TAP's pricing model reflects this asymmetry:

InputOutput
ChargedOnce, at channel openPer token, as it streams
ReversibleNo (prefill is sunk cost)Yes (consumer can halt)
On-chain boundSettlement floor (prepaid_input ≤ cumulative_paid)Settlement ceiling (cumulative_paid ≤ deposit)
Typical price ratio3–5×

How the floor works

At channel open the consumer's transaction carries a prepaid_input_micro field equal to input_token_count × input_price_micro.

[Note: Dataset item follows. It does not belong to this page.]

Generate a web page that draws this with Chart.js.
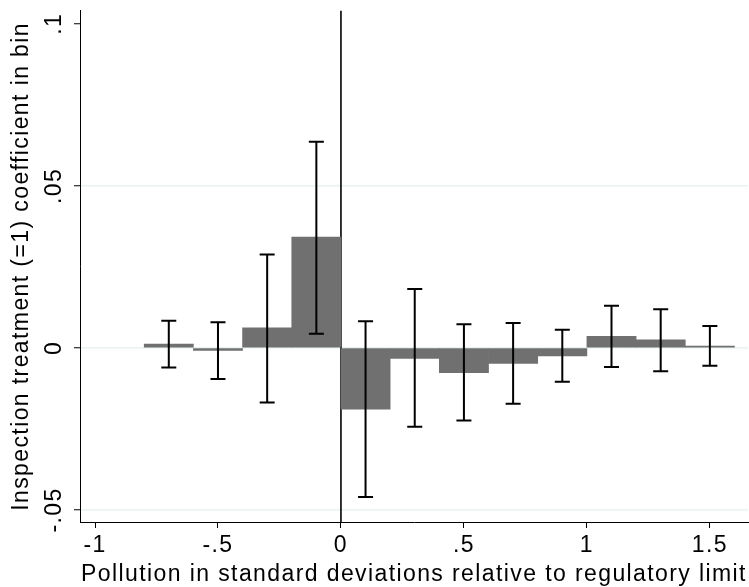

The on-chain program records it on the channel PDA. From that point:

  • settle and dispute reject any commit with cumulative_paid < prepaid_input_micro (CommitmentBelowPrepaidInput error).
  • close (whether after settle or via the consumer's escape hatch on channel expiry) pays out at least prepaid_input_micro to the producer, regardless of off-chain commitment state.

The first signed commitment in the session has cumulative_paid ≥ prepaid_input by construction; subsequent commitments accumulate output cost on top.

Why this design

Without prepaid_input, a malicious consumer could:

  1. Submit a long, expensive prompt
  2. Receive prefill (which the producer has already spent compute on)
  3. Refuse to sign any commitments
  4. Walk away while the producer ate the prefill cost

With prepaid_input locked at open, this attack is closed: the producer is guaranteed payment for the prefill they're about to run, before they run it.

The reciprocal attack (producer inflates input_token_count to overcharge) is closed by §5.3.7 input verification: the consumer re-tokenizes locally and aborts on mismatch.

What's not closed

A producer that takes prepaid_input and then never delivers any output extracts up to the prepaid amount. The protocol bounds this loss to exactly the input cost (no exposure on the output budget) and surfaces it via:

  • A max_time_to_first_token SLA in the producer's published metadata.
  • Statistical detection (a producer whose input-only-settlement rate is anomalous is identifiable to registries and clients).
  • Future TEE-attested execution closes the residual risk cryptographically.

The protocol's honesty about this scope cut is the design choice. Pretending otherwise would understate the asymmetry that any non-attested streaming payment system inherits.